In other books and articles about her, Callas complained about her unhappy childhood and blamed Litsa for having treated her like 'an ugly little duckling.' She also accused Litsa of giving her an inferiority complex which she made up for by pouring her energies into singing. Diomidis, however, downplays Callas' interpretation of things and takes the view that Callas was a driven person even when young. She knew she had a beautiful voice and was willing to do whatever it took to become a successful opera singer.

After being turned down by the Athens Conservatory because she was untrained in musical theory, the 14-year-old Callas received a voice scholarship from the National Conservatory and also studied privately with Maria Trivella. "Her zeal, her determination to make her mark and reach the top, was the thing about her that everyone who knew her then remarked on with admiration, mixed with a certain bewilderment," Diomidis states.

The author also explores in detail the impact of Litsa and Jackie's love affairs on the impressionable and then-priggish Callas. To stave off poverty, both women took on "protectors," men who would provide them with food and shelter as well as emotional and physical satisfaction. Though she found this behavior reprehensible, Callas later went the same route, taking on lovers (including an Italian army captain during the occupation) and a rich husband who could keep her in style.

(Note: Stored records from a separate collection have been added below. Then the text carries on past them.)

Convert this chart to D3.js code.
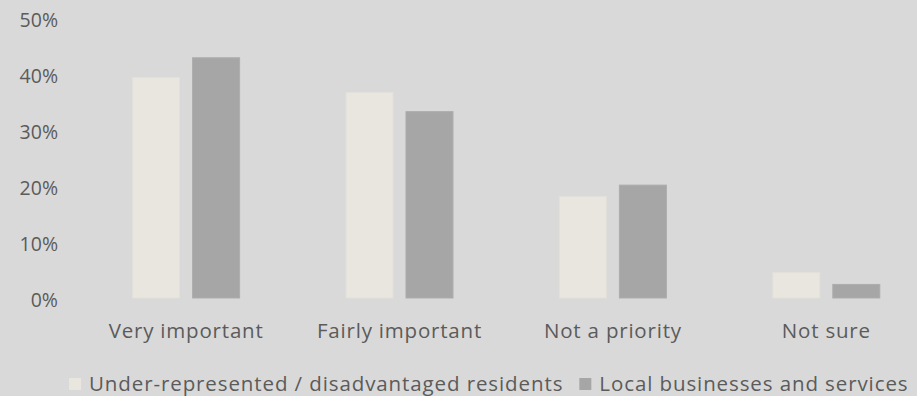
<!DOCTYPE html>
<html>
<head>
<meta charset="utf-8">
<script src="https://cdn.jsdelivr.net/npm/d3@7"></script>
<style>
  html, body { margin: 0; padding: 0; background: #d9d9d9; }
  svg { display: block; }
  text { font-family: "Open Sans", sans-serif; fill: #5b5b5b; }
</style>
</head>
<body>
<svg id="chart" width="917" height="396"></svg>
<script>
// Survey responses: share of respondents per answer, by group
const categories = ["Very important", "Fairly important", "Not a priority", "Not sure"];
const series = ["Under-represented / disadvantaged residents", "Local businesses and services"];
const residentsValues = [39.5, 36.8, 18.3, 4.7];
const businessValues = [43.0, 33.4, 20.3, 2.6];
const yTicks = [0, 10, 20, 30, 40, 50];

const colors = ["#e8e6df", "#a6a6a6"];
const strokes = ["#e2e0da", "#adadad"];
const FONT = "'Open Sans', sans-serif";

const svg = d3.select("#chart");

const y = d3.scaleLinear().domain([0, 50]).range([298.5, 18]);
const x = d3.scaleBand().domain(categories).range([79.4, 933]).padding(0);
const xInner = d3.scaleBand().domain(series)
  .range([x.bandwidth() / 2 - 54, x.bandwidth() / 2 + 54])
  .paddingInner(0.2).paddingOuter(0);

const rows = categories.map((c, i) => ({
  cat: c,
  vals: [residentsValues[i], businessValues[i]]
}));

// Y axis labels only
const yAxis = d3.axisLeft(y).tickValues(yTicks).tickFormat(d => d + "%").tickSize(0).tickPadding(0);
const yg = svg.append("g").attr("transform", "translate(58,0)").call(yAxis);
yg.select(".domain").remove();
yg.selectAll("text")
  .attr("font-size", 19.5)
  .attr("dy", "0.42em")
  .style("font-family", FONT)
  .attr("fill", "#5b5b5b");

// Grouped bars
const groups = svg.append("g").selectAll("g")
  .data(rows).join("g")
  .attr("transform", d => `translate(${x(d.cat)},0)`);

groups.selectAll("rect")
  .data(d => d.vals.map((v, k) => ({ s: series[k], v, k })))
  .join("rect")
  .attr("x", d => xInner(d.s) + 0.5)
  .attr("y", d => y(d.v) + 0.5)
  .attr("width", xInner.bandwidth() - 1)
  .attr("height", d => y(0) - y(d.v) - 1)
  .attr("fill", d => colors[d.k])
  .attr("stroke", d => strokes[d.k])
  .attr("stroke-width", 1);

// Category labels
const xAxis = d3.axisBottom(x).tickSize(0).tickPadding(0);
const xg = svg.append("g").attr("transform", "translate(0,338.3)").call(xAxis);
xg.select(".domain").remove();
xg.selectAll("text")
  .attr("dy", 0)
  .attr("y", 0)
  .attr("font-size", 20.5)
  .attr("letter-spacing", 0.8)
  .style("font-family", FONT)
  .attr("fill", "#5b5b5b");

// Legend
const legend = svg.append("g").attr("transform", "translate(69,0)");
let lx = 0;
series.forEach((s, k) => {
  legend.append("rect")
    .attr("x", lx).attr("y", 378)
    .attr("width", 12).attr("height", 12)
    .attr("fill", colors[k]);
  const t = legend.append("text")
    .attr("x", lx + 20).attr("y", 390.5)
    .attr("font-size", 20.5)
    .attr("letter-spacing", 0.9)
    .text(s);
  lx += 20 + t.node().getComputedTextLength() + 16;
});
</script>
</body>
</html>
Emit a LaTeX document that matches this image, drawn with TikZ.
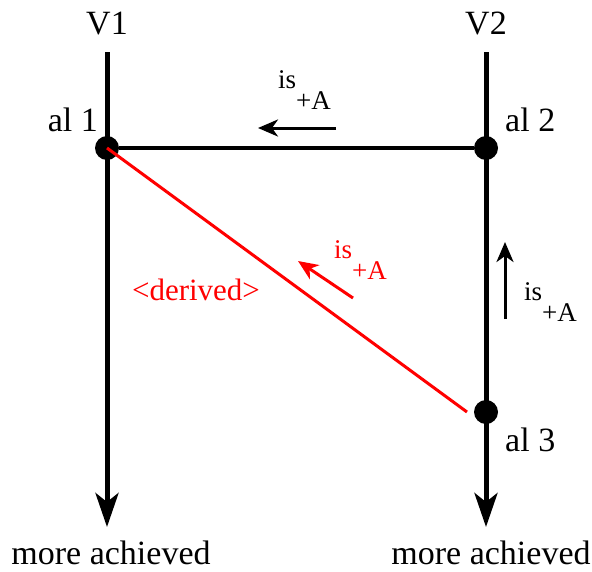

The bulk of The Unknown Callas concerns itself with Callas's vocal studies, first stage appearances (she made her debut at 15), problems with authority, early triumphs and failures with the National Opera (which was formed in 1939). From being a member of the chorus (and part-time office worker), Callas began singing small parts, such as Beatrice in Bocacccio, Later, a fellow-singer described her performance thusly: "We heard this rich voice, hysterical and terrifically alive, that swept you off your feet. We were amazed. It was an erratic sort of voice, quite different in the upper and lower register, which appealed to you without your knowing why, a voice that was pleasing and irritating at the same time."

A triumph in Tosca followed and that in turn led to a production of Fidelio which the author calls "the making of a diva." None of this was easy for the pugnacious, oft-insolent, neurotic Callas, who had to battle family, jealous colleagues, a sometimes wobbly technique and her own personal demons to become a world-famous opera singer. That battle is brought to vivid life in Diomidis' mammoth, painstakingly-researched, ground-breaking book.

Those wishing to listen to, not read about, Maria Callas should pick up copies of her peerless and unforgettable EMI recordings. On the 2-CD MARIA CALLAS, THE VOICE OF THE CENTURY, for example, you will find Callas singing works from such composers as Bellini, Rossini, Verdi, Puccini, Catalani, Giordano, Gluck, Meyerbeer, Gounod, Delibes,
Saint-Saens and Bizet, among others. Callas delivers the vocal goods on such arias as "Caro nomo" (Rigoletto), "Mimi's farewell" (La Boheme), "Lamour" (Carmen) and "Casta Diva" (Norma), to name but a few.

From the exquisite to the sublime: Callas singing TOSCA, with Tito Gobbi as Scarpia, Giuseppe DiStefano as Cavaradossi and Angelo Mercuriali as Spoletta. Recorded in cooperation with La Scala (under the baton of Victor de Sabata), this CD is a digitally remastered version of the 1953 mono original. Bel canto singing does not get much better, unless it's by Callas again on LA TRAVIATA in a live 1958 recording at the National Theatre in Lisobon, Portugal. Starring with Callas are Alfredo Kraus and Mario Sereni, the 2 CD package was also remastered from the original mono recording.

Callas is Callas whether in mono, mono add or stereo: the diva of the 20th century.